A common thread among all of the introductory Physical Geography and Cultural Geography courses I teach every semester is that students bring with them both prior geographical knowledge they may or may not be aware of and also an interest in using technology to learn about the world. Keeping this in mind, I introduce students to geospatial technologies early in the semester by demonstrating a technology most are familiar with: Google Maps. I geocode an address by entering an address that the application then ties to geographic coordinates and places on a map. Knowing most students have already used the technology, I wait for the inevitable sighs or eye-rolls that suggest I am not teaching them anything new. Then I ask them “How does the application know where to place the point for the specified address?” Silence typically reigns, which allows me to start talking about how geocoding accuracy is dependent upon a high quality reference dataset.
A reference dataset is a collection of features (points, lines, or polygons) representing real-world features (e.g. the center of property boundaries, road centerlines, zip code boundaries) that already have addresses tied to them in an associated table. During geocoding, an application like Google Maps compares the inputted address with the reference dataset, and when a match exists, it uses the coordinates of the reference dataset’s feature to map the inputted address. A reference dataset’s quality varies according to the locational accuracy of the features (e.g. center of property boundaries) and the attribute data used for the address matching (e.g. Street Name, ZIP Code, etc.). A reference dataset’s quality is very important because it determines how accurately the matched address is mapped.

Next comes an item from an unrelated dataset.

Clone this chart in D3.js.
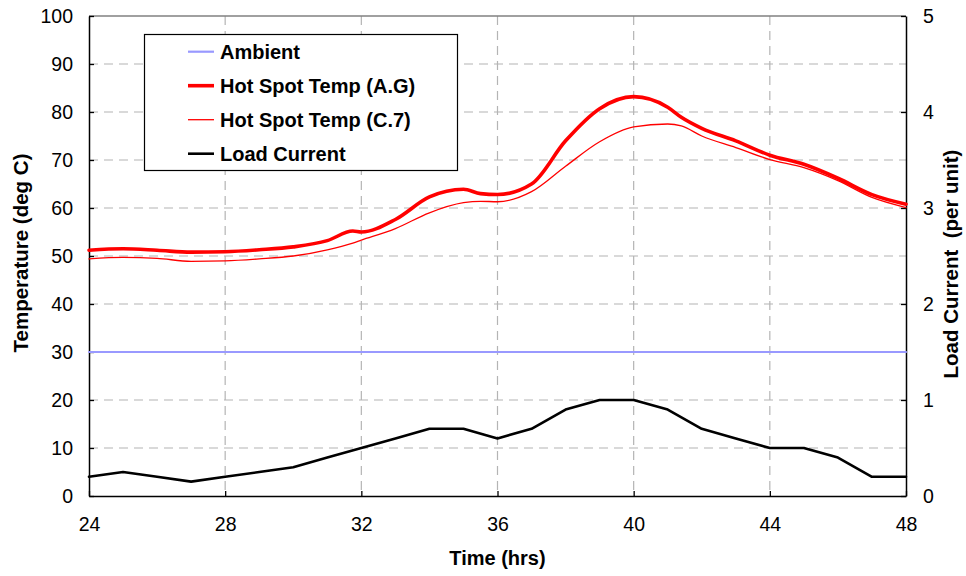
<!DOCTYPE html>
<html>
<head>
<meta charset="utf-8">
<script src="https://cdn.jsdelivr.net/npm/d3@7"></script>
<style>
  body { margin:0; background:#fff; }
  svg text { font-family: "Liberation Sans", Arial, sans-serif; }
</style>
</head>
<body>
<svg width="966" height="576"></svg>
<script>
//data
const hours = [24,25,26,27,28,29,30,31,31.75,32,33,34,35,35.5,36,37,38,39,40,41,41.4,42,43,44,45,46,47,48]
const hotSpotAG = [51.2,51.5,51.2,50.8,50.9,51.3,51.9,53.2,55.2,55.0,57.6,62.3,63.9,63.0,62.8,65.0,74.0,80.7,83.2,81.0,78.9,76.6,74.0,71.0,69.1,66.2,62.8,60.8]
const hotSpotC7 = [49.4,49.7,49.5,48.9,49.0,49.4,50.0,51.3,52.7,53.3,55.7,59.0,61.1,61.4,61.3,63.4,68.7,73.8,76.9,77.5,77.1,75.0,72.6,70.1,68.4,65.7,62.2,60.1]
const loadHours = [24,25,26,27,28,29,30,31,32,33,34,35,36,37,38,39,40,41,42,43,44,45,46,47,48]
const loadCurrent = [0.2,0.25,0.2,0.15,0.2,0.25,0.3,0.4,0.5,0.6,0.7,0.7,0.6,0.7,0.9,1.0,1.0,0.9,0.7,0.6,0.5,0.5,0.4,0.2,0.2]
const ambientHours = [24,48]
const ambient = [30,30]
const xTicks = [24,28,32,36,40,44,48]
const yTicks = [0,10,20,30,40,50,60,70,80,90,100]
const yRTicks = [0,1,2,3,4,5]
const legendNames = ["Ambient","Hot Spot Temp (A.G)","Hot Spot Temp (C.7)","Load Current"]

const svg = d3.select("svg")
//plot box
const L = 89, R = 906, T = 16, B = 496

const x = d3.scaleLinear().domain([24,48]).range([L,R])
const y = d3.scaleLinear().domain([0,100]).range([B,T])
const yR = d3.scaleLinear().domain([0,5]).range([B,T])

//grid
let grid = svg.append("g").attr("stroke","#b4b4b4").attr("stroke-width",1.2).attr("stroke-dasharray","9,6")
grid.selectAll("line.h").data(yTicks.slice(1,-1)).enter().append("line")
  .attr("x1",L).attr("x2",R).attr("y1",d=>y(d)).attr("y2",d=>y(d))
grid.selectAll("line.v").data(xTicks.slice(1,-1)).enter().append("line")
  .attr("y1",T).attr("y2",B).attr("x1",d=>x(d)).attr("x2",d=>x(d))

//top border
svg.append("line").attr("x1",L).attr("x2",R).attr("y1",T).attr("y2",T).attr("stroke","#808080").attr("stroke-width",1.5)

//axes, ticks inside
const styleAxis = (g)=>{
  g.select(".domain").attr("stroke","#000").attr("stroke-width",1.5)
  g.selectAll(".tick line").attr("stroke","#000").attr("stroke-width",1.3)
  g.selectAll(".tick text").attr("font-size",19.5).attr("fill","#000")
}
svg.append("g").attr("transform",`translate(0,${B})`)
  .call(d3.axisBottom(x).tickValues(xTicks).tickSizeInner(-5).tickSizeOuter(0).tickPadding(21))
  .call(styleAxis)
svg.append("g").attr("transform",`translate(${L},0)`)
  .call(d3.axisLeft(y).tickValues(yTicks).tickSizeInner(-5).tickSizeOuter(0).tickPadding(16))
  .call(styleAxis)
svg.append("g").attr("transform",`translate(${R},0)`)
  .call(d3.axisRight(yR).tickValues(yRTicks).tickFormat(d3.format("d")).tickSizeInner(-5).tickSizeOuter(0).tickPadding(17))
  .call(styleAxis)

//series
const line = (xs, ys, sc, curve)=> d3.line().x((d,i)=>x(xs[i])).y(d=>sc(d)).curve(curve)(ys)
let g = svg.append("g").attr("fill","none").attr("stroke-linejoin","round").attr("stroke-linecap","round")
g.append("path").attr("d", line(ambientHours, ambient, y, d3.curveLinear)).attr("stroke","#9999ff").attr("stroke-width",2.2)
g.append("path").attr("d", line(loadHours, loadCurrent, yR, d3.curveLinear)).attr("stroke","#000").attr("stroke-width",2.6)
g.append("path").attr("d", line(hours, hotSpotC7, y, d3.curveMonotoneX)).attr("stroke","#ff0000").attr("stroke-width",1.3)
g.append("path").attr("d", line(hours, hotSpotAG, y, d3.curveMonotoneX)).attr("stroke","#ff0000").attr("stroke-width",3.6)

//axis titles
svg.append("text").attr("x",(L+R)/2).attr("y",565).attr("text-anchor","middle")
  .attr("font-size",20).attr("font-weight","bold").text("Time (hrs)")
svg.append("text").attr("transform",`translate(28,253) rotate(-90)`).attr("text-anchor","middle")
  .attr("font-size",20.5).attr("font-weight","bold").text("Temperature (deg C)")
svg.append("text").attr("transform",`translate(958,264) rotate(-90)`).attr("text-anchor","middle")
  .attr("font-size",20.5).attr("font-weight","bold").attr("xml:space","preserve").style("white-space","pre").text("Load Current  (per unit)")

//legend
let lg = svg.append("g")
lg.append("rect").attr("x",144.5).attr("y",34.5).attr("width",313).attr("height",136).attr("fill","#fff").attr("stroke","#000").attr("stroke-width",1.2)
const legendStyle = [["#9999ff",2.2],["#ff0000",3.6],["#ff0000",1.3],["#000",2.6]]
lg.selectAll("line").data(legendNames).enter().append("line")
  .attr("x1",188).attr("x2",214).attr("y1",(d,i)=>51.7+i*34).attr("y2",(d,i)=>51.7+i*34)
  .attr("stroke",(d,i)=>legendStyle[i][0]).attr("stroke-width",(d,i)=>legendStyle[i][1])
lg.selectAll("text").data(legendNames).enter().append("text")
  .attr("x",220).attr("y",(d,i)=>59+i*34).attr("font-size",20).attr("font-weight","bold").text(d=>d)
</script>
</body>
</html>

Maryland Statewide Addressing Initiative
Towson University Center for GIS (CGIS) has been supporting addressing initiatives in Maryland for quite some time, and is always looking to utilize cutting edge technologies and improved processes to collect addressing information from across the state for a holistic reference dataset. Since 2007, we led the Maryland Statewide Addressing Initiative which initially began as a pilot project testing geodatabase replication in the collection of road centerline address data for the entire State of Maryland. This initiative was supported by the Maryland State Geographic Information Committee (MSGIC) and ESRI and initially funded through a grant from the Maryland Highway Safety Office in an effort to improve highway safety through the timely and accurate location of traffic related incidents.
Since 2013, the Maryland Department of Information Technology (DoIT) has worked on developing and maintaining a high quality reference dataset that is associated with address points. All address points are associated with a property parcel. The address point’s location typically corresponds with an addressable structure that exists on the property, thus making the dataset very accurate from a locational standpoint. Building upon the established Maryland Statewide Addressing Initiative’s methodologies, every four months, DoIT collects address point data from Maryland’s counties and Baltimore City and standardizes the data into a single statewide dataset that consists of over 2.5 million address points. The statewide address point dataset is used as an important reference dataset for several of Maryland’s geocoding services, which users use to map addresses of interest.
Reducing Level of Effort and Gaining Efficiencies
Since the statewide address point initiative’s beginning, CGIS worked with DoIT in developing an automated process that uses the local jurisdiction’s address point submissions to create a statewide address point dataset. In 2013, CGIS created several Python scripts that 1) standardize each local jurisdiction’s submission to the statewide address point schema; 2) cleans up the data so that all text values are trimmed, uppercase, do not have hyphens or apostrophes; 3) adds and calculates additional fields; and 4) combines all of the submissions into a single statewide address point dataset.
In 2017, CGIS and DoIT revisited the address point process and identified areas for improvement based largely on changes to how some local jurisdictions submitted data to DoIT. In the previous process, local jurisdictions comprising the Baltimore Metropolitan Council (BMC) submitted their data to BMC and BMC submitted a single BMC dataset to DoIT for inclusion in the statewide address point dataset. Now, the local jurisdictions making up the BMC make their submissions directly to DoIT, which required a significant change to the original process. CGIS and DoIT used this change in workflow as an opportunity to streamline the original process by automating previously manual tasks and also integrating the entire process into FME Server, which is a software package DoIT currently uses for several other data management tasks. By reducing the amount of manual intervention and integrating data validation checks, the modifications make the DoIT’s statewide address point dataset’s maintenance more efficient and sustainable.